The Copyright Act’s statute of limitations bars plaintiffs from bringing infringement suits more than three years after a claim has accrued. It does not, on its face, limit the time period prior to a timely suit during which damages may accrue on that claim. But practically speaking, when a plaintiff brings suit within three years of the defendant’s infringement, the only potential damages for that infringement will have accrued during the three-year period. However, not all timely copyright suits are filed within three years of infringement. Under the “discovery rule” applied by every circuit to consider the question, the three-year limitation period does not begin to run until the plaintiff knows or should have known of the infringement. So in a case made timely only by operation of the discovery rule (e.g., a case brought six years after initial infringement), the plaintiff may have accrued damages that go back further than three years. In Nealy, the Court will resolve a circuit split as to whether such a plaintiff can recover all of those damages, or whether its damages are limited to those accrued in the three years preceding the filing of suit.

Nealy comes to the Supreme Court from the Eleventh Circuit, which aligned with the Ninth Circuit to hold that the Copyright Act’s statute of limitations does not limit damages for timely claims. The Second Circuit holds that it does. Because the Second and Ninth Circuits are the two most significant forums for copyright litigation, this split has resulted in substantial uniformity and forum-shopping concerns—and Nealy, which came to the Eleventh Circuit as a certified question of pure law, provides the Supreme Court with a clean means of resolving it.

The circuit split emerged from divergent readings of the Supreme Court’s most recent foray into the Copyright Act’s statute of limitations, Petrella v. MGM, 572 U.S. 663 (2014). In Petrella, the Supreme Court considered whether laches could bar a suit filed within the three-year limitations period. There, the plaintiff had been aware of the defendants’ copyright violations for eighteen years but sued only for those infringements that had occurred in the last three years. The defendant argued that the doctrine of laches should bar relief even for those violations.
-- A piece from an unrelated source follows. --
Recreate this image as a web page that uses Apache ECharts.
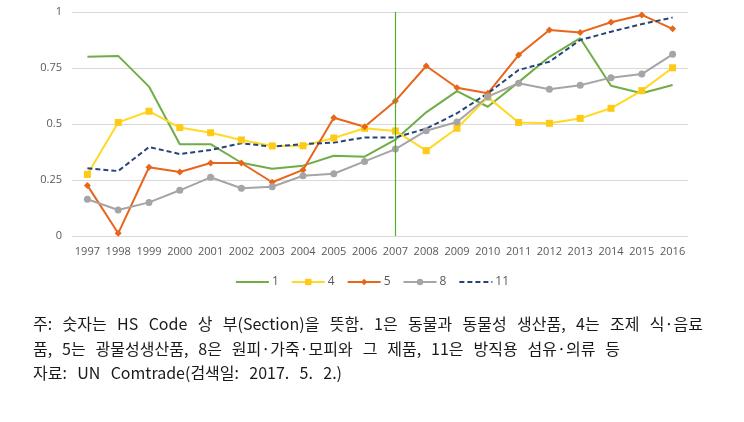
<!DOCTYPE html>
<html>
<head>
<meta charset="utf-8">
<script src="https://cdn.jsdelivr.net/npm/echarts@6/dist/echarts.min.js"></script>
<style>
html,body{margin:0;padding:0;background:#fff;}
#chart{width:744px;height:422px;}
</style>
</head>
<body>
<div id="chart"></div>
<script>
const years = ['1997','1998','1999','2000','2001','2002','2003','2004','2005','2006','2007','2008','2009','2010','2011','2012','2013','2014','2015','2016'];
const yTicks = [0, 0.25, 0.5, 0.75, 1];
const s1  = [0.80,0.804,0.667,0.41,0.41,0.327,0.30,0.314,0.358,0.354,0.43,0.552,0.647,0.577,0.687,0.80,0.883,0.671,0.637,0.674];
const s4  = [0.275,0.507,0.557,0.484,0.461,0.429,0.402,0.403,0.4375,0.481,0.469,0.381,0.481,0.62,0.507,0.503,0.525,0.57,0.649,0.751];
const s5  = [0.226,0.012,0.307,0.286,0.326,0.326,0.24,0.295,0.528,0.488,0.603,0.759,0.662,0.637,0.808,0.92,0.909,0.954,0.987,0.925];
const s8  = [0.164,0.116,0.15,0.204,0.262,0.213,0.22,0.269,0.278,0.333,0.388,0.47,0.509,0.622,0.682,0.655,0.673,0.707,0.723,0.811];
const s11 = [0.302,0.29,0.397,0.366,0.384,0.414,0.399,0.41,0.417,0.44,0.44,0.479,0.548,0.637,0.741,0.778,0.875,0.912,0.946,0.975];
const seriesNames = ['1','4','5','8','11'];
const markYear = '2007';
const noteLines = [
  '주: 숫자는 HS Code 상 부(Section)을 뜻함. 1은 동물과 동물성 생산품, 4는 조제 식·음료',
  '품, 5는 광물성생산품, 8은 원피·가죽·모피와 그 제품, 11은 방직용 섬유·의류 등',
  '자료: UN Comtrade(검색일: 2017. 5. 2.)'
];

const noteFont = '16px "Noto Sans CJK KR"';
const noteLayout = [
  {x: 33, y: 324, right: 703},
  {x: 33, y: 349, right: 620},
  {x: 33, y: 373, right: 342}
];
const mctx = document.createElement('canvas').getContext('2d');
mctx.font = noteFont;
const graphics = [];
noteLines.forEach((line, i) => {
  const L = noteLayout[i];
  const words = line.split(' ');
  const widths = words.map(w => mctx.measureText(w).width);
  const total = widths.reduce((a,b)=>a+b,0);
  let gap = words.length > 1 ? (L.right - L.x - total) / (words.length - 1) : 0;
  gap = Math.max(4, Math.min(gap, 14));
  let cx = L.x;
  words.forEach((w, j) => {
    graphics.push({
      type: 'text', x: cx, y: L.y,
      style: {text: w, font: noteFont, fill: '#1a1a1a', textVerticalAlign: 'middle'}
    });
    cx += widths[j] + gap;
  });
});

const chart = echarts.init(document.getElementById('chart'), null, {renderer: 'canvas'});
const axisLabelStyle = {color: '#595959', fontSize: 11, fontFamily: '"Open Sans", "DejaVu Sans", sans-serif'};
const hiddenSym = {color: 'rgba(0,0,0,0)', borderWidth: 0, opacity: 0};
chart.setOption({
  animation: false,
  backgroundColor: '#fff',
  grid: {left: 72, right: 56, top: 12, bottom: 186, containLabel: false},
  legend: {
    data: [
      {name: seriesNames[0], itemStyle: hiddenSym},
      {name: seriesNames[1]},
      {name: seriesNames[2]},
      {name: seriesNames[3]},
      {name: seriesNames[4], itemStyle: hiddenSym}
    ],
    top: 271,
    left: 'center',
    itemWidth: 33,
    itemHeight: 8,
    itemGap: 12,
    textStyle: {color: '#595959', fontSize: 12, fontFamily: '"Open Sans", "DejaVu Sans", sans-serif', padding: [0,0,0,-2]}
  },
  xAxis: {
    type: 'category',
    data: years,
    boundaryGap: true,
    axisLine: {show: true, lineStyle: {color: '#d9d9d9'}},
    axisTick: {show: false},
    axisLabel: Object.assign({margin: 10, interval: 0}, axisLabelStyle)
  },
  yAxis: {
    type: 'value',
    min: yTicks[0],
    max: yTicks[yTicks.length-1],
    interval: 0.25,
    axisLine: {show: false},
    axisTick: {show: false},
    splitLine: {lineStyle: {color: '#d9d9d9'}},
    axisLabel: Object.assign({margin: 10, formatter: v => String(v)}, axisLabelStyle)
  },
  series: [
    {name: seriesNames[0], type: 'line', data: s1, symbol: 'none', showSymbol: false,
     lineStyle: {color: '#70ad47', width: 2}, itemStyle: {color: '#70ad47'},
     markLine: {silent: true, symbol: ['none','none'], label: {show: false},
       lineStyle: {color: '#4fae2a', width: 1.2, type: 'solid', opacity: 1},
       emphasis: {disabled: true},
       data: [{xAxis: markYear}]}},
    {name: seriesNames[1], type: 'line', data: s4, symbol: 'rect', symbolSize: 7,
     lineStyle: {color: '#ffd924', width: 2}, itemStyle: {color: '#ffc917'}},
    {name: seriesNames[2], type: 'line', data: s5, symbol: 'diamond', symbolSize: 7,
     lineStyle: {color: '#e8651c', width: 2}, itemStyle: {color: '#e8651c'}},
    {name: seriesNames[3], type: 'line', data: s8, symbol: 'circle', symbolSize: 7,
     lineStyle: {color: '#a5a5a5', width: 2}, itemStyle: {color: '#a5a5a5'}},
    {name: seriesNames[4], type: 'line', data: s11, symbol: 'none', showSymbol: false,
     lineStyle: {color: '#264478', width: 2, type: [5, 3]}, itemStyle: {color: '#264478'}}
  ],
  graphic: graphics
});
</script>
</body>
</html>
The Supreme Court rejected the laches defense, holding that Section 507(b) was both the start and end of the story: if a lawsuit was filed within the three-year limitations period, it could go forward; if it was filed outside the limitations period, it could not. But in its reasoning, the Court included a line that has driven the current circuit split: “[A] successful plaintiff can gain retrospective relief only three years back from the time of suit.” Id. at 677.

Petrella was not a discovery rule case—the Petrella plaintiff brought a claim (and sought damages) only for infringements that had occurred within three years of the suit. And in a footnote, the Court explicitly acknowledged that the discovery rule existed as an alternative limitations rule. All the same, litigants began using Petrella’s emphatic language in discovery rule cases to argue that the Supreme Court had created a strict three-year damages bar.

In Sohm v. Scholastic Inc., 959 F.3d 39 (2nd Cir. 2020), the Second Circuit proved receptive to this argument. The Sohm court did not question the validity of the discovery rule itself. Yet the court found that “Petrella’s plain language explicitly dissociated the Copyright Act’s statute of limitations from its time limit on damages.” Id. at 52. In other words, a plaintiff who discovered a copyright violation more than three years after it occurred could properly file suit but would not be able to recover any damages outside the three-year period. This, despite the fact that the statute of limitations on its face limits only the time for filing suit.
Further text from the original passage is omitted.